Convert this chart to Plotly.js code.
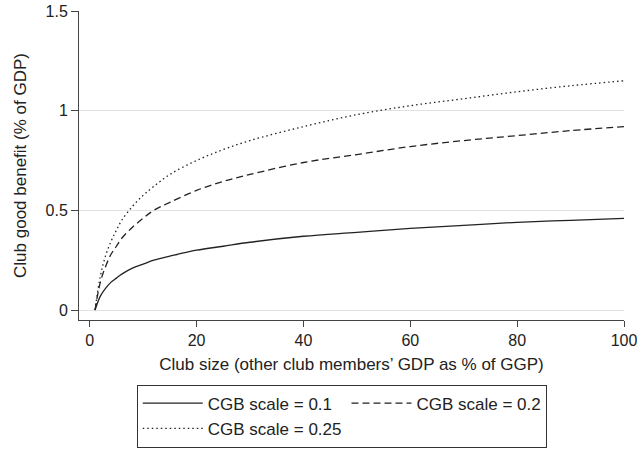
<!DOCTYPE html>
<html>
<head>
<meta charset="utf-8">
<script src="https://cdn.plot.ly/plotly-3.0.1.min.js"></script>
<style>html,body{margin:0;padding:0;background:#fff;}#chart{width:637px;height:449px;}</style>
</head>
<body>
<div id="chart"></div>
<script>
// Club size (other club members' GDP as % of GGP)
const clubSize = [1, 2, 3, 4, 5, 6, 8, 10, 12, 15, 20, 25, 30, 40, 50, 60, 70, 80, 90, 100];
// Club good benefit (% of GDP)
const cgb01  = [0, 0.07, 0.11, 0.14, 0.16, 0.18, 0.21, 0.23, 0.25, 0.27, 0.30, 0.32, 0.34, 0.37, 0.39, 0.41, 0.425, 0.44, 0.45, 0.46];
const cgb02  = [0, 0.14, 0.22, 0.28, 0.32, 0.36, 0.415, 0.46, 0.50, 0.54, 0.60, 0.645, 0.68, 0.74, 0.78, 0.82, 0.85, 0.875, 0.90, 0.92];
const cgb025 = [0, 0.17, 0.275, 0.345, 0.40, 0.45, 0.52, 0.575, 0.62, 0.68, 0.75, 0.805, 0.85, 0.92, 0.98, 1.025, 1.06, 1.095, 1.125, 1.15];
const seriesNames = ['CGB scale = 0.1', 'CGB scale = 0.2', 'CGB scale = 0.25'];
const xTicks = [0, 20, 40, 60, 80, 100];
const yTicks = [0, 0.5, 1, 1.5];
const yTickText = ['0', '0.5', '1', '1.5'];
const yGrid = [0, 0.5, 1];

const ink = '#222';
const font = {family: '"Liberation Sans", Arial, Helvetica, sans-serif', size: 15, color: ink};

const traces = [
  {x: clubSize, y: cgb01, name: seriesNames[0], mode: 'lines', line: {color: ink, width: 1.3, dash: 'solid', shape: 'spline', smoothing: 1}},
  {x: clubSize, y: cgb02, name: seriesNames[1], mode: 'lines', line: {color: ink, width: 1.3, dash: '7px,4px', shape: 'spline', smoothing: 1}},
  {x: clubSize, y: cgb025, name: seriesNames[2], mode: 'lines', line: {color: ink, width: 1.3, dash: '1.5px,3px', shape: 'spline', smoothing: 1}},
  {x: [null], y: [null], xaxis: 'x', yaxis: 'y2', showlegend: false, hoverinfo: 'skip', mode: 'lines'}
];

const layout = {
  width: 637, height: 449,
  margin: {l: 79, r: 13, t: 11, b: 129},
  paper_bgcolor: '#fff', plot_bgcolor: '#fff',
  font: font,
  showlegend: true,
  xaxis: {
    range: [-2, 100], tickvals: xTicks, ticktext: xTicks.map(String),
    showgrid: false, zeroline: false, showline: true, linecolor: '#444', linewidth: 1,
    ticks: 'outside', ticklen: 6, tickcolor: '#444', tickfont: {size: 16},
    ticklabeloverflow: 'allow',
    title: {text: 'Club size (other club members\u2019 GDP as % of GGP)', font: {size: 17}, standoff: 9}
  },
  yaxis: {
    range: [-0.05, 1.5], tickvals: yTicks, ticktext: yTickText,
    showgrid: false, zeroline: false, showline: true, linecolor: '#444', linewidth: 1,
    ticks: 'outside', ticklen: 7, tickcolor: '#444', tickfont: {size: 16},
    title: {text: 'Club good benefit (% of GDP)', font: {size: 17}, standoff: 14}
  },
  yaxis2: {
    overlaying: 'y', matches: 'y', anchor: 'x',
    tickvals: yGrid, showticklabels: false, ticks: '',
    showgrid: true, gridcolor: '#e2e2e2', gridwidth: 1, zeroline: false, showline: false
  },
  legend: {
    orientation: 'h', x: 0.106, xanchor: 'left',
    yref: 'container', y: 0.003, yanchor: 'bottom',
    bordercolor: '#333', borderwidth: 1, bgcolor: '#fff',
    font: {size: 17}, itemwidth: 60, tracegroupgap: 0
  }
};

Plotly.newPlot('chart', traces, layout, {staticPlot: true, displayModeBar: false});
</script>
</body>
</html>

○ ○ ○ ○ ○

Reproduce the material above in full, exactly, with no images.

**Solution below:**
Convert this chart to Plotly.js code.
<!DOCTYPE html>
<html>
<head>
<meta charset="utf-8">
<script src="https://cdn.plot.ly/plotly-3.0.1.min.js"></script>
<style>html,body{margin:0;padding:0;background:#fff;}#chart{width:637px;height:449px;}</style>
</head>
<body>
<div id="chart"></div>
<script>
// Club size (other club members' GDP as % of GGP)
const clubSize = [1, 2, 3, 4, 5, 6, 8, 10, 12, 15, 20, 25, 30, 40, 50, 60, 70, 80, 90, 100];
// Club good benefit (% of GDP)
const cgb01  = [0, 0.07, 0.11, 0.14, 0.16, 0.18, 0.21, 0.23, 0.25, 0.27, 0.30, 0.32, 0.34, 0.37, 0.39, 0.41, 0.425, 0.44, 0.45, 0.46];
const cgb02  = [0, 0.14, 0.22, 0.28, 0.32, 0.36, 0.415, 0.46, 0.50, 0.54, 0.60, 0.645, 0.68, 0.74, 0.78, 0.82, 0.85, 0.875, 0.90, 0.92];
const cgb025 = [0, 0.17, 0.275, 0.345, 0.40, 0.45, 0.52, 0.575, 0.62, 0.68, 0.75, 0.805, 0.85, 0.92, 0.98, 1.025, 1.06, 1.095, 1.125, 1.15];
const seriesNames = ['CGB scale = 0.1', 'CGB scale = 0.2', 'CGB scale = 0.25'];
const xTicks = [0, 20, 40, 60, 80, 100];
const yTicks = [0, 0.5, 1, 1.5];
const yTickText = ['0', '0.5', '1', '1.5'];
const yGrid = [0, 0.5, 1];

const ink = '#222';
const font = {family: '"Liberation Sans", Arial, Helvetica, sans-serif', size: 15, color: ink};

const traces = [
  {x: clubSize, y: cgb01, name: seriesNames[0], mode: 'lines', line: {color: ink, width: 1.3, dash: 'solid', shape: 'spline', smoothing: 1}},
  {x: clubSize, y: cgb02, name: seriesNames[1], mode: 'lines', line: {color: ink, width: 1.3, dash: '7px,4px', shape: 'spline', smoothing: 1}},
  {x: clubSize, y: cgb025, name: seriesNames[2], mode: 'lines', line: {color: ink, width: 1.3, dash: '1.5px,3px', shape: 'spline', smoothing: 1}},
  {x: [null], y: [null], xaxis: 'x', yaxis: 'y2', showlegend: false, hoverinfo: 'skip', mode: 'lines'}
];

const layout = {
  width: 637, height: 449,
  margin: {l: 79, r: 13, t: 11, b: 129},
  paper_bgcolor: '#fff', plot_bgcolor: '#fff',
  font: font,
  showlegend: true,
  xaxis: {
    range: [-2, 100], tickvals: xTicks, ticktext: xTicks.map(String),
    showgrid: false, zeroline: false, showline: true, linecolor: '#444', linewidth: 1,
    ticks: 'outside', ticklen: 6, tickcolor: '#444', tickfont: {size: 16},
    ticklabeloverflow: 'allow',
    title: {text: 'Club size (other club members\u2019 GDP as % of GGP)', font: {size: 17}, standoff: 9}
  },
  yaxis: {
    range: [-0.05, 1.5], tickvals: yTicks, ticktext: yTickText,
    showgrid: false, zeroline: false, showline: true, linecolor: '#444', linewidth: 1,
    ticks: 'outside', ticklen: 7, tickcolor: '#444', tickfont: {size: 16},
    title: {text: 'Club good benefit (% of GDP)', font: {size: 17}, standoff: 14}
  },
  yaxis2: {
    overlaying: 'y', matches: 'y', anchor: 'x',
    tickvals: yGrid, showticklabels: false, ticks: '',
    showgrid: true, gridcolor: '#e2e2e2', gridwidth: 1, zeroline: false, showline: false
  },
  legend: {
    orientation: 'h', x: 0.106, xanchor: 'left',
    yref: 'container', y: 0.003, yanchor: 'bottom',
    bordercolor: '#333', borderwidth: 1, bgcolor: '#fff',
    font: {size: 17}, itemwidth: 60, tracegroupgap: 0
  }
};

Plotly.newPlot('chart', traces, layout, {staticPlot: true, displayModeBar: false});
</script>
</body>
</html>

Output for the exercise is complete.